Leave the pictures out and retype the lines from the beginning through the line with "const fluxDiamond = [1.76, 1.93, 2.06, 2.15, 2.23, 2.28];", both ends included.
— Begin PROVIDED MATERIAL —
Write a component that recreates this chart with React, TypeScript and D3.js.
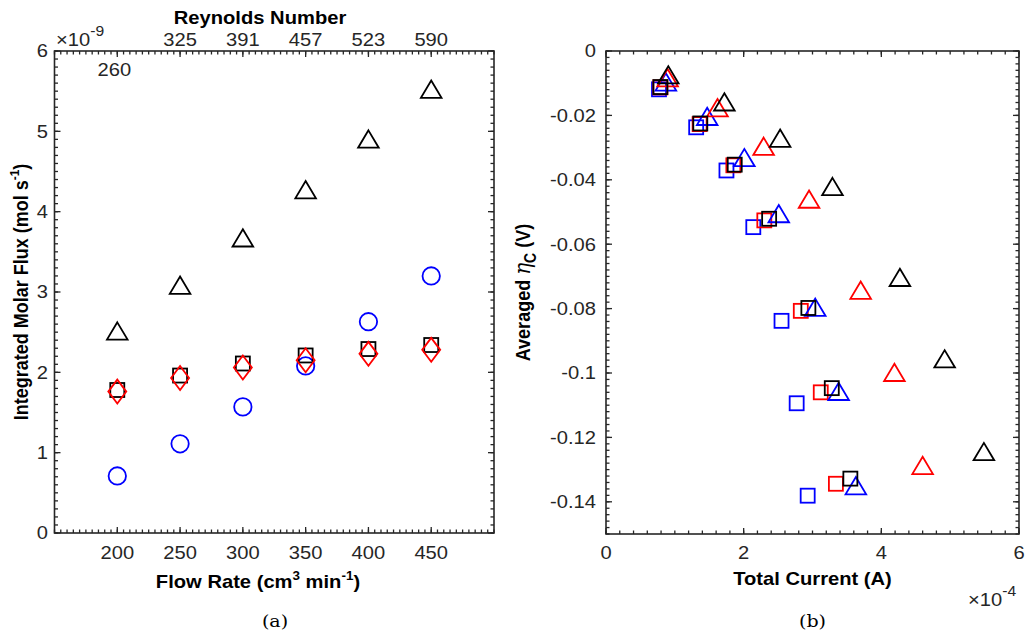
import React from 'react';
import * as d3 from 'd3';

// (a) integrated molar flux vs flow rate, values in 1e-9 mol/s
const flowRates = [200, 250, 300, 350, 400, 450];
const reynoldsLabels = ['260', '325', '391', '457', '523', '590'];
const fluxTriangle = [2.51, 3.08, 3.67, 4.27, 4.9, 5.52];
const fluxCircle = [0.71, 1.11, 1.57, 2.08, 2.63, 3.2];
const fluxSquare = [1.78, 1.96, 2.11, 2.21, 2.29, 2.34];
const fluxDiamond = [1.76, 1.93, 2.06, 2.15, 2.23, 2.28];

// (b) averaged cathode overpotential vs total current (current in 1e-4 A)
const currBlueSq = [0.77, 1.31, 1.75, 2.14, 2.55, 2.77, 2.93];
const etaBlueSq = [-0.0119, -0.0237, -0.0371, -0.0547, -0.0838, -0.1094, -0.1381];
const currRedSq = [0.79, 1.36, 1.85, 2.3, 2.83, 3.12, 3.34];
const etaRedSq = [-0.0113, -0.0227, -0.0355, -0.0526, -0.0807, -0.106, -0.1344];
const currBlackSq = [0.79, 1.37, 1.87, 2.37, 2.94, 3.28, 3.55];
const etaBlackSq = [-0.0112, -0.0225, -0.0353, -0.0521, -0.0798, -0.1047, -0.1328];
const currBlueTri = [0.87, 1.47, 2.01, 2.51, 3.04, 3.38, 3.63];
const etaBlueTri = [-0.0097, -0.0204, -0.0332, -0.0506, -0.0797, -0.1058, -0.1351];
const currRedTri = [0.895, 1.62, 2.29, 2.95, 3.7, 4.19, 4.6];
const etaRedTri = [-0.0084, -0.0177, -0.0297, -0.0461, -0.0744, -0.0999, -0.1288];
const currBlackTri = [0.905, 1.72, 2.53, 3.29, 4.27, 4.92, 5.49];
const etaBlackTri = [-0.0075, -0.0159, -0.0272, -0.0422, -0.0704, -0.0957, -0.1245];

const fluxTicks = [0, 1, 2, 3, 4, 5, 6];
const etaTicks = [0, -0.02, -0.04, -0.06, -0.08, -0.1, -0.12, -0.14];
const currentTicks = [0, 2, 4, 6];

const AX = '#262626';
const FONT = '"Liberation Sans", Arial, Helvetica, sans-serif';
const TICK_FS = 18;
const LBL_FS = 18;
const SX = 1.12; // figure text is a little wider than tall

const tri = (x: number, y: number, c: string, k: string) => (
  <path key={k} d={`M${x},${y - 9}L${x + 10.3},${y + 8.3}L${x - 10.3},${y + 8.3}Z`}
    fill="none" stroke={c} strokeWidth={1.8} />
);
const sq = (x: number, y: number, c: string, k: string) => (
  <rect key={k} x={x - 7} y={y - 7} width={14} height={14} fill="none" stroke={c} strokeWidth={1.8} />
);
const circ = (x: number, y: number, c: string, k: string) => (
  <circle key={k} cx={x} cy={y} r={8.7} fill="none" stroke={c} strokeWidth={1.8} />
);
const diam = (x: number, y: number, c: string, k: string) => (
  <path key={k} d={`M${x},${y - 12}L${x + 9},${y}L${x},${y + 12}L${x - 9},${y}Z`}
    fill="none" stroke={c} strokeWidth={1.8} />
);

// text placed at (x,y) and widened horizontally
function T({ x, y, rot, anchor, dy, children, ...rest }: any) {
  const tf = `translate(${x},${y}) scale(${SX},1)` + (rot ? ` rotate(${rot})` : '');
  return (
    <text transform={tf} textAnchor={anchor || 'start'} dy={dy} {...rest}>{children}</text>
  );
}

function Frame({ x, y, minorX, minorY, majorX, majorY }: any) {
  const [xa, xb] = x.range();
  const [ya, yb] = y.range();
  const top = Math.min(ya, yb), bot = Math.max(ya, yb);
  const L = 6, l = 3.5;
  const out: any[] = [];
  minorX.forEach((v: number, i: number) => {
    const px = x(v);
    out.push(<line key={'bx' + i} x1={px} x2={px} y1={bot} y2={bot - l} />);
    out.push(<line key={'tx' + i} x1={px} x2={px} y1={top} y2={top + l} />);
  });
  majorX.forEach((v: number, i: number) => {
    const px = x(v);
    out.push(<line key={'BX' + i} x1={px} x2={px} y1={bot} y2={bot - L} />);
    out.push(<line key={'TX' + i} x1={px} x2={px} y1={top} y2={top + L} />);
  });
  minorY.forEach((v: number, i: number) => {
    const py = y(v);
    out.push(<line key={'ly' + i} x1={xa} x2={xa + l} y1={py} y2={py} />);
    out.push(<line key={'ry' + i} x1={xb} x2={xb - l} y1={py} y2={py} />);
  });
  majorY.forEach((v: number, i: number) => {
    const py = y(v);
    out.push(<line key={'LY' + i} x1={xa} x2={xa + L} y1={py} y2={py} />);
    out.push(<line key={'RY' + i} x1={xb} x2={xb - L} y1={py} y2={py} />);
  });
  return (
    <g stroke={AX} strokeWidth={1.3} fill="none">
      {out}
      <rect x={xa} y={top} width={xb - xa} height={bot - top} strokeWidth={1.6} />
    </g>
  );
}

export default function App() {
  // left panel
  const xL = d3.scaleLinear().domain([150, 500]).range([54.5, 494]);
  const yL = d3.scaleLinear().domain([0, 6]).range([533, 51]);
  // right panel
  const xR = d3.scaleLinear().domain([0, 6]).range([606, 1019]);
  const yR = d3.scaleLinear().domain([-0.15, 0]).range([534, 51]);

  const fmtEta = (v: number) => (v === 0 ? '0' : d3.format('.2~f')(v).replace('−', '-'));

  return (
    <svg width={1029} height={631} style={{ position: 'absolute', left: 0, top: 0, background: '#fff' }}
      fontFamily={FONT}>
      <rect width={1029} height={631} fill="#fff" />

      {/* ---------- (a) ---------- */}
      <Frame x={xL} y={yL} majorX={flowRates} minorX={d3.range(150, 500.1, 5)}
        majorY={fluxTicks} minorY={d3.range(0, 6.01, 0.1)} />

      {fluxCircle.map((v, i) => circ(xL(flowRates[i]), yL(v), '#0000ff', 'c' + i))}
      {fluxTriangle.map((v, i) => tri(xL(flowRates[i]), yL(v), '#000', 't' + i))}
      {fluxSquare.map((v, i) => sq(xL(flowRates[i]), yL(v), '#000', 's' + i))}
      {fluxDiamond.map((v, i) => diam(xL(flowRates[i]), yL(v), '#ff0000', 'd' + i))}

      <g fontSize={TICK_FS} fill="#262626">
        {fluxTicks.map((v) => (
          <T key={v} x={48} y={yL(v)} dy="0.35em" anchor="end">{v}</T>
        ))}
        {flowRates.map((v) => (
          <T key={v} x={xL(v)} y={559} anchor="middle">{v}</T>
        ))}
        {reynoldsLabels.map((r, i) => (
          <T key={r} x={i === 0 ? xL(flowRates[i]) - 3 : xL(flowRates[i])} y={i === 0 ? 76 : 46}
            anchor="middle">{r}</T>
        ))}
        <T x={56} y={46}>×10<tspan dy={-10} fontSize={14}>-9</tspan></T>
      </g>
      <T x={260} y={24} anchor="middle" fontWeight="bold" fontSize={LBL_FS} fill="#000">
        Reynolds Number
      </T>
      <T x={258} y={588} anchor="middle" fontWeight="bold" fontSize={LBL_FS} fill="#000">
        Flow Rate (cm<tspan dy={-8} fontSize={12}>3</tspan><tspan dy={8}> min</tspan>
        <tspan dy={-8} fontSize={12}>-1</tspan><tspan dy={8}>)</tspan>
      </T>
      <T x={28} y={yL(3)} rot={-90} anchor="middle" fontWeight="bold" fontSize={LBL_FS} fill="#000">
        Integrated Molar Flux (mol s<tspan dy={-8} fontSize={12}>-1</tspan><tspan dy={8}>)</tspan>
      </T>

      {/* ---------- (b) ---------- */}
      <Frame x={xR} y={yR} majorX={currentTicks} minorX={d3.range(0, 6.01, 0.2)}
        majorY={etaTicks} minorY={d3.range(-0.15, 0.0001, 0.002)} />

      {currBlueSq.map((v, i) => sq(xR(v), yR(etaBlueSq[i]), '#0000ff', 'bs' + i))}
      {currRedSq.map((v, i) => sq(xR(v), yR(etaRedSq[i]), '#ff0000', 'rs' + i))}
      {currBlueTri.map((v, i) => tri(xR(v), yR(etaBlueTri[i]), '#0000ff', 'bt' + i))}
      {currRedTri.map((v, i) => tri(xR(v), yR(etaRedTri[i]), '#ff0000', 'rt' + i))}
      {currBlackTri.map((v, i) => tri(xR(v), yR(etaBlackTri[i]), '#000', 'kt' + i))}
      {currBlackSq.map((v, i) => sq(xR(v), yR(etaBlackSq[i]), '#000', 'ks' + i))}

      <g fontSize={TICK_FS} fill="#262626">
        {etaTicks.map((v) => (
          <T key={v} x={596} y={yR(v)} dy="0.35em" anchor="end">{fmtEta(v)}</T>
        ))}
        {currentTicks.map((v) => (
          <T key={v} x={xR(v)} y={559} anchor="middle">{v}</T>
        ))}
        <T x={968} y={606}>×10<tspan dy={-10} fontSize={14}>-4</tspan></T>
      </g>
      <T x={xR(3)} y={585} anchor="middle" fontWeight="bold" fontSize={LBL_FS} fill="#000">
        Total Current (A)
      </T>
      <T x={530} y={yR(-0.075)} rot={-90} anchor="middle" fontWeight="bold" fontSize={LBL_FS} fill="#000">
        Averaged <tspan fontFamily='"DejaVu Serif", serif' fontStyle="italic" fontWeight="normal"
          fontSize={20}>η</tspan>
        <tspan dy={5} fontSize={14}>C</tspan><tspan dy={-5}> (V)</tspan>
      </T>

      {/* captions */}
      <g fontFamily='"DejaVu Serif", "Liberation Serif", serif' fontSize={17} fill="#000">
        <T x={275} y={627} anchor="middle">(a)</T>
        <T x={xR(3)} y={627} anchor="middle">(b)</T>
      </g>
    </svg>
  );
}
— End PROVIDED MATERIAL —
> _TASK RESPONSE_
Write a component that recreates this chart with React, TypeScript and D3.js.
import React from 'react';
import * as d3 from 'd3';

// (a) integrated molar flux vs flow rate, values in 1e-9 mol/s
const flowRates = [200, 250, 300, 350, 400, 450];
const reynoldsLabels = ['260', '325', '391', '457', '523', '590'];
const fluxTriangle = [2.51, 3.08, 3.67, 4.27, 4.9, 5.52];
const fluxCircle = [0.71, 1.11, 1.57, 2.08, 2.63, 3.2];
const fluxSquare = [1.78, 1.96, 2.11, 2.21, 2.29, 2.34];
const fluxDiamond = [1.76, 1.93, 2.06, 2.15, 2.23, 2.28];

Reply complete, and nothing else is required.